Like its predecessor, the Cortex-X4 focuses on peak performance that’s needed beyond the performance offered by the Cortex-A720 under various workloads. The Cortex-X4 achieves its performance improvements through numerous changes throughout the pipeline. We will detail some of them here.
Front-End
Arm says that the front-end of the Cortex-X4 has seen some significant changes. The instruction fetch delivery has been completely redesigned. As with the Cortex-A715, it seems that the Cortex-X followed suit and also dropped the macro-operations cache entirely. Instead, the Cortex-X4 widened the pipeline to support up to 10 instructions. The instruction cache was also enhanced accordingly. With a bandwidth increasing to 10 instructions per cycle.

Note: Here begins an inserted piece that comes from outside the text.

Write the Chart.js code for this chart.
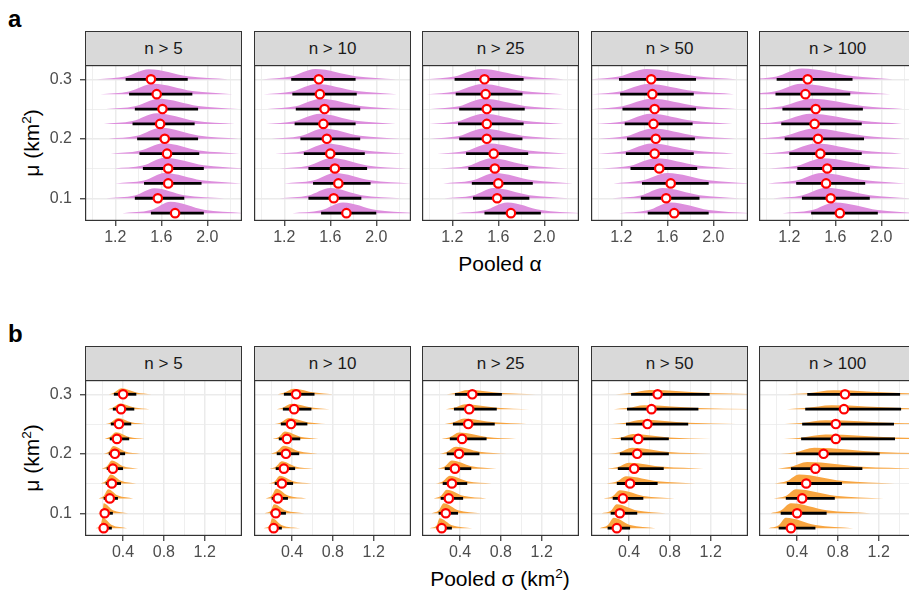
<!DOCTYPE html>
<html><head><meta charset="utf-8">
<script src="https://cdn.jsdelivr.net/npm/chart.js@4.4.0/dist/chart.umd.min.js"></script>
<style>
html,body{margin:0;padding:0;background:#fff;overflow:hidden;width:909px;height:599px}
body{position:relative;font-family:"Liberation Sans",Arial,sans-serif}
.strip{position:absolute;box-sizing:border-box;background:#d9d9d9;border:1px solid #333;color:#1a1a1a;font-size:17px;display:flex;align-items:center;justify-content:center}
canvas{position:absolute}
.tag{position:absolute;font-weight:bold;font-size:24px;color:#000;line-height:1}
.xt{position:absolute;font-size:21px;color:#000;text-align:center;width:400px;line-height:1}
.yt{position:absolute;font-size:21px;color:#000;white-space:nowrap;line-height:1;transform:translate(-50%,-50%) rotate(-90deg)}
sup{font-size:65%;line-height:0}
</style></head><body>
<script>
// ---------- data ----------
const levels = [0.075,0.1,0.125,0.15,0.175,0.2,0.225,0.25,0.275,0.3];
const facets = ['n > 5','n > 10','n > 25','n > 50','n > 100'];
const muTicks = [0.1,0.2,0.3];
const muGrid = [0.1,0.15,0.2,0.25,0.3];
const alphaTicks = [1.2,1.6,2.0];
const alphaGrid = [1.0,1.2,1.4,1.6,1.8,2.0,2.2];
const sigmaTicks = [0.4,0.8,1.2];
const sigmaGrid = [0.2,0.4,0.6,0.8,1.0,1.2,1.4];

// pooled alpha (rows ordered as levels, one array per facet)
const alphaPoint = [
 [1.72,1.57,1.66,1.66,1.65,1.63,1.59,1.61,1.56,1.51],
 [1.74,1.63,1.67,1.64,1.60,1.57,1.54,1.55,1.51,1.50],
 [1.71,1.59,1.60,1.57,1.56,1.50,1.50,1.50,1.49,1.48],
 [1.66,1.59,1.63,1.53,1.49,1.50,1.48,1.49,1.47,1.46],
 [1.64,1.56,1.52,1.53,1.47,1.45,1.42,1.43,1.34,1.36]];
const alphaLo = [
 [1.51,1.37,1.45,1.44,1.41,1.39,1.35,1.37,1.32,1.29],
 [1.52,1.41,1.45,1.41,1.37,1.34,1.29,1.30,1.27,1.26],
 [1.48,1.38,1.37,1.34,1.32,1.26,1.25,1.26,1.23,1.22],
 [1.43,1.37,1.38,1.28,1.24,1.25,1.23,1.21,1.19,1.18],
 [1.39,1.31,1.26,1.27,1.20,1.16,1.13,1.14,1.08,1.09]];
const alphaHi = [
 [1.97,1.80,1.95,1.97,1.93,1.92,1.89,1.92,1.87,1.83],
 [2.00,1.87,1.95,1.92,1.90,1.86,1.82,1.86,1.83,1.82],
 [1.97,1.87,1.90,1.86,1.86,1.81,1.82,1.83,1.81,1.82],
 [1.96,1.88,1.96,1.86,1.83,1.84,1.82,1.85,1.83,1.85],
 [1.97,1.90,1.86,1.90,1.83,1.85,1.83,1.84,1.73,1.75]];
const alphaMode = [
 [1.68,1.54,1.63,1.63,1.62,1.60,1.56,1.58,1.53,1.49],
 [1.71,1.60,1.64,1.61,1.57,1.54,1.51,1.52,1.48,1.47],
 [1.68,1.56,1.57,1.54,1.53,1.47,1.47,1.47,1.46,1.45],
 [1.63,1.56,1.60,1.50,1.46,1.47,1.45,1.46,1.43,1.42],
 [1.60,1.52,1.48,1.49,1.43,1.41,1.38,1.39,1.30,1.31]];
const alphaTailLo = [
 [1.26,1.12,1.20,1.19,1.16,1.14,1.10,1.12,1.07,1.04],
 [1.27,1.16,1.20,1.16,1.12,1.09,1.04,1.05,1.02,1.01],
 [1.23,1.13,1.12,1.09,1.07,1.01,1.00,1.01,0.98,0.97],
 [1.18,1.12,1.13,1.03,0.99,1.00,0.98,0.96,0.94,0.93],
 [1.14,1.06,1.01,1.02,0.95,0.91,0.88,0.89,0.83,0.84]];
const alphaTailHi = [
 [2.32,2.15,2.30,2.32,2.28,2.27,2.24,2.27,2.22,2.18],
 [2.35,2.22,2.30,2.27,2.25,2.21,2.17,2.21,2.18,2.17],
 [2.32,2.22,2.25,2.21,2.21,2.16,2.17,2.18,2.16,2.17],
 [2.31,2.23,2.31,2.21,2.18,2.19,2.17,2.20,2.18,2.20],
 [2.32,2.25,2.21,2.25,2.18,2.20,2.18,2.19,2.08,2.10]];
const alphaPeak = [
 [1.00,0.88,0.91,0.95,0.91,0.97,0.95,0.91,0.91,0.88],
 [0.95,0.90,0.92,0.92,0.90,0.92,0.90,0.90,0.90,0.90],
 [0.95,0.90,0.92,0.90,0.90,0.90,0.90,0.90,0.90,0.90],
 [0.95,0.90,0.92,0.90,0.90,0.90,0.90,0.90,0.90,0.90],
 [0.95,0.92,0.92,0.90,0.90,0.90,0.90,0.90,0.92,0.95]];

// pooled sigma
const sigmaPoint = [
 [0.21,0.22,0.27,0.29,0.30,0.32,0.34,0.36,0.38,0.40],
 [0.22,0.24,0.26,0.30,0.32,0.34,0.35,0.39,0.42,0.44],
 [0.22,0.26,0.29,0.32,0.35,0.39,0.42,0.48,0.49,0.52],
 [0.28,0.31,0.34,0.41,0.45,0.48,0.49,0.58,0.62,0.68],
 [0.34,0.40,0.45,0.49,0.58,0.66,0.78,0.78,0.86,0.87]];
const sigmaLo = [
 [0.18,0.20,0.21,0.23,0.24,0.26,0.27,0.28,0.30,0.31],
 [0.18,0.19,0.20,0.23,0.24,0.25,0.27,0.29,0.31,0.32],
 [0.17,0.19,0.21,0.23,0.25,0.27,0.30,0.33,0.34,0.35],
 [0.19,0.22,0.24,0.28,0.29,0.31,0.32,0.37,0.38,0.42],
 [0.22,0.24,0.29,0.30,0.34,0.39,0.44,0.45,0.48,0.50]];
const sigmaHi = [
 [0.29,0.30,0.35,0.38,0.40,0.42,0.46,0.48,0.51,0.53],
 [0.30,0.34,0.36,0.41,0.43,0.47,0.48,0.55,0.59,0.62],
 [0.32,0.38,0.43,0.47,0.51,0.59,0.66,0.74,0.76,0.81],
 [0.41,0.48,0.54,0.68,0.74,0.79,0.79,0.98,1.08,1.19],
 [0.58,0.69,0.77,0.84,1.04,1.21,1.36,1.35,1.42,1.41]];
const sigmaMode = [
 [0.20,0.21,0.255,0.28,0.29,0.305,0.33,0.35,0.37,0.385],
 [0.205,0.225,0.245,0.28,0.30,0.32,0.33,0.37,0.395,0.415],
 [0.20,0.24,0.27,0.30,0.32,0.36,0.39,0.44,0.45,0.48],
 [0.25,0.28,0.31,0.37,0.40,0.43,0.44,0.52,0.55,0.60],
 [0.29,0.34,0.39,0.42,0.50,0.57,0.68,0.68,0.74,0.76]];
const sigmaTailLo = [
 [0.13,0.15,0.16,0.18,0.19,0.21,0.22,0.23,0.25,0.26],
 [0.12,0.13,0.14,0.17,0.18,0.19,0.21,0.23,0.25,0.26],
 [0.10,0.12,0.14,0.16,0.18,0.20,0.22,0.25,0.26,0.27],
 [0.11,0.13,0.15,0.18,0.19,0.20,0.21,0.24,0.25,0.27],
 [0.12,0.14,0.17,0.18,0.21,0.24,0.27,0.28,0.30,0.31]];
const sigmaTailHi = [
 [0.44,0.45,0.50,0.53,0.55,0.57,0.61,0.63,0.66,0.68],
 [0.48,0.52,0.54,0.59,0.61,0.65,0.66,0.73,0.77,0.80],
 [0.52,0.60,0.66,0.71,0.76,0.86,0.95,1.05,1.08,1.14],
 [0.66,0.76,0.85,1.05,1.13,1.20,1.20,1.45,1.58,1.70],
 [0.95,1.12,1.25,1.36,1.65,1.90,2.10,2.10,2.20,2.20]];
const sigmaPeak = [
 [0.91,0.88,0.82,0.80,0.71,0.68,0.59,0.53,0.50,0.53],
 [0.88,0.80,0.86,0.68,0.65,0.71,0.65,0.53,0.47,0.50],
 [0.88,0.88,0.77,0.68,0.71,0.62,0.56,0.50,0.44,0.38],
 [0.91,0.80,0.71,0.65,0.53,0.53,0.44,0.38,0.35,0.38],
 [0.91,0.88,0.80,0.80,0.59,0.53,0.38,0.33,0.35,0.35]];

// relative slab height at tailLo, lower bound, mode, upper bound, tailHi
const slabAnchor = [0, 0.27, 1, 0.3, 0];

// ---------- layout / style ----------
const panelLefts = [85, 254, 422, 591, 759];
const panelW = 157, plotH = 156, stripH = 34, xAxisH = 32, yAxisW = 50;
const yMin = 0.0618, yMax = 0.324, slabMax = 0.019;

const rowsCfg = [
 {tag:'a', plotTop:65, xmin:0.9365, xmax:2.302, grid:alphaGrid, major:alphaTicks, color:'#dd8edd',
  point:alphaPoint, lo:alphaLo, hi:alphaHi, mode:alphaMode, tLo:alphaTailLo, tHi:alphaTailHi, peak:alphaPeak,
  title:'Pooled α'},
 {tag:'b', plotTop:380, xmin:0.027, xmax:1.566, grid:sigmaGrid, major:sigmaTicks, color:'#f8a540',
  point:sigmaPoint, lo:sigmaLo, hi:sigmaHi, mode:sigmaMode, tLo:sigmaTailLo, tHi:sigmaTailHi, peak:sigmaPeak,
  title:'Pooled σ (km<sup>2</sup>)'}
];

Chart.defaults.font.family = '"Liberation Sans", Arial, sans-serif';
const isIn = (arr, v) => arr.some(m => Math.abs(m - v) < 1e-9);

const framePlugin = {id:'frame', afterDraw(ch){
  const a = ch.chartArea, g = ch.ctx;
  g.save(); g.strokeStyle = '#333'; g.lineWidth = 1.2;
  g.strokeRect(a.left + 0.6, a.top + 0.6, a.right - a.left - 1.2, a.bottom - a.top - 1.2);
  g.restore();
}};

function zeroPad(s){ s.paddingLeft = 0; s.paddingRight = 0; s.paddingTop = 0; s.paddingBottom = 0; }

function addDiv(cls, html, style){
  const d = document.createElement('div'); d.className = cls; d.innerHTML = html;
  Object.assign(d.style, style); document.body.appendChild(d); return d;
}

rowsCfg.forEach((R) => {
  addDiv('tag', R.tag, {left:'8px', top:(R.plotTop - 58) + 'px'});
  addDiv('yt', 'μ (km<sup>2</sup>)', {left:'31px', top:(R.plotTop + plotH/2) + 'px'});
  addDiv('xt', R.title, {left:(500 - 200) + 'px', top:(R.plotTop + plotH + 32) + 'px'});
  facets.forEach((f, c) => {
    addDiv('strip', f, {left:panelLefts[c] + 'px', top:(R.plotTop - stripH) + 'px', width:panelW + 'px', height:(stripH + 1) + 'px'});
    const first = c === 0;
    const cv = document.createElement('canvas');
    const w = panelW + (first ? yAxisW : 0), h = plotH + xAxisH;
    cv.width = w; cv.height = h;
    cv.style.left = (panelLefts[c] - (first ? yAxisW : 0)) + 'px';
    cv.style.top = R.plotTop + 'px';
    cv.style.width = w + 'px'; cv.style.height = h + 'px';
    document.body.appendChild(cv);

    const datasets = [{
      type:'scatter', order:0,
      data: levels.map((lv, i) => ({x:R.point[c][i], y:lv})),
      pointRadius:4.2, pointBorderWidth:2.2, pointBackgroundColor:'#ffffff', pointBorderColor:'#ff0000'
    }];
    levels.forEach((lv, i) => {
      datasets.push({type:'line', order:1,
        data:[{x:R.lo[c][i], y:lv}, {x:R.hi[c][i], y:lv}],
        borderColor:'#000', borderWidth:2.8, pointRadius:0, borderCapStyle:'butt'});
      const xs = [R.tLo[c][i], R.lo[c][i], R.mode[c][i], R.hi[c][i], R.tHi[c][i]];
      datasets.push({type:'line', order:2,
        data: xs.map((x, k) => ({x, y: lv + slabAnchor[k] * R.peak[c][i] * slabMax})),
        borderWidth:0, pointRadius:0, fill:{value:lv}, backgroundColor:R.color,
        cubicInterpolationMode:'monotone'});
    });

    new Chart(cv, {
      data:{datasets},
      plugins:[framePlugin],
      options:{
        responsive:false, animation:false, devicePixelRatio:1,
        layout:{padding:0, autoPadding:false},
        plugins:{legend:{display:false}, tooltip:{enabled:false}},
        scales:{
          x:{type:'linear', min:R.xmin, max:R.xmax,
            afterBuildTicks:s => { s.ticks = R.grid.map(v => ({value:v})); },
            ticks:{autoSkip:false, maxRotation:0, padding:2, color:'#4d4d4d', font:{size:16},
              callback:v => isIn(R.major, v) ? v.toFixed(1) : ''},
            grid:{color:'#ebebeb', lineWidth:ctx => (ctx.tick && isIn(R.major, ctx.tick.value)) ? 1.5 : 0.8,
              drawTicks:true, tickLength:5, tickWidth:1.2,
              tickColor:ctx => (ctx.tick && isIn(R.major, ctx.tick.value)) ? '#333' : 'rgba(0,0,0,0)'},
            border:{display:false},
            afterFit:s => { s.height = xAxisH; zeroPad(s); }
          },
          y:{type:'linear', min:yMin, max:yMax,
            afterBuildTicks:s => { s.ticks = muGrid.map(v => ({value:v})); },
            ticks:{display:first, autoSkip:false, padding:8, color:'#4d4d4d', font:{size:16},
              callback:v => isIn(muTicks, v) ? v.toFixed(1) : ''},
            grid:{color:'#ebebeb', lineWidth:ctx => (ctx.tick && isIn(muTicks, ctx.tick.value)) ? 1.5 : 0.8,
              drawTicks:first, tickLength:5, tickWidth:1.2,
              tickColor:ctx => (ctx.tick && isIn(muTicks, ctx.tick.value)) ? '#333' : 'rgba(0,0,0,0)'},
            border:{display:false},
            afterFit:s => { s.width = first ? yAxisW : 0; zeroPad(s); }
          }
        }
      }
    });
  });
});
</script>
</body></html>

Arm says the new branch predictors accuracy have also been improved with measurable reduction in stalls observed in real workloads. With the changes to the instruction cache and macro-operation cache, branch misprediction penalty was unified and reduced to 10 cycles.
Back-End
The out-of-order back-end has been enhanced as well. On the integer side of the execution unit, Arm updated the MUL unit in the prior generations into a full MAC unit. That means the X4 now has 2 integer MAC units. A third branch unit has also been added. Finally, two additional integer ALUs were added for a total of 8 – 6 of which are on dedicated pipes.
The out-of-order buffer on the Cortex-X4 was increased by 20% from 320 on the Cortex-X3 to 384 here. In fact, Arm has been increasing the ROB by anywhere from 10-30% each generation. To put that in perspective, the Cortex-X4 ROB is now bigger than Intel’s Sunny Cove core which had 352 entries – albeit not nearly as much as Golden Cove with a whopping 512-entries ROB.
Reorder Buffer | |||||
---|---|---|---|---|---|
uArch | Cortex-X1 | Cortex-X2 | Cortex-X3 | Cortex-X4 | |
Dispatch | 8/cycle | 8/cycle | 8/cycle | 10/cycle | |
Max In-flight | 224 | 288 | 320 | 384 |
On the floating-point side, Arm fully pipelined the divider/sqrt units. The pipes and units themselves remain unchanged.
Memory
On the memory subsystem side, Arm re-balanced the pipes. Whereas previously, the Cortex-X3 had two generic AGUs and a single dedicated load AGU, the Cortex-X4 now only has a single generic AGU along with two load AGUs and one store AGU.
As with the instruction caches, the Cortex-X4 also received enhancements to the data prefetchers. Arm says it has also added a new L1 temporal data prefetcher. Arm says it also reduced L1 data bank conflicts and doubled the L1 TLB as part of the L1 changes.
The private L2 cache on the Cortex-X4 is also enlarged. System integrators can now opt to integrate as much as 2 MiB of L2 cache which would double the L2 cache over the prior generation. System designers can opt to use smaller cache sizes in more restricted environments if too, if desired. Arm says that there is no latency hit for the larger caches. This option allows for higher performance on applications with large memory footprint that could use the closer proximity to the cores for frequent references.
All in all, the Cortex-X4 delivers around 13% IPC improvement at ISO-frequency and L3 (albeit with the larger L2).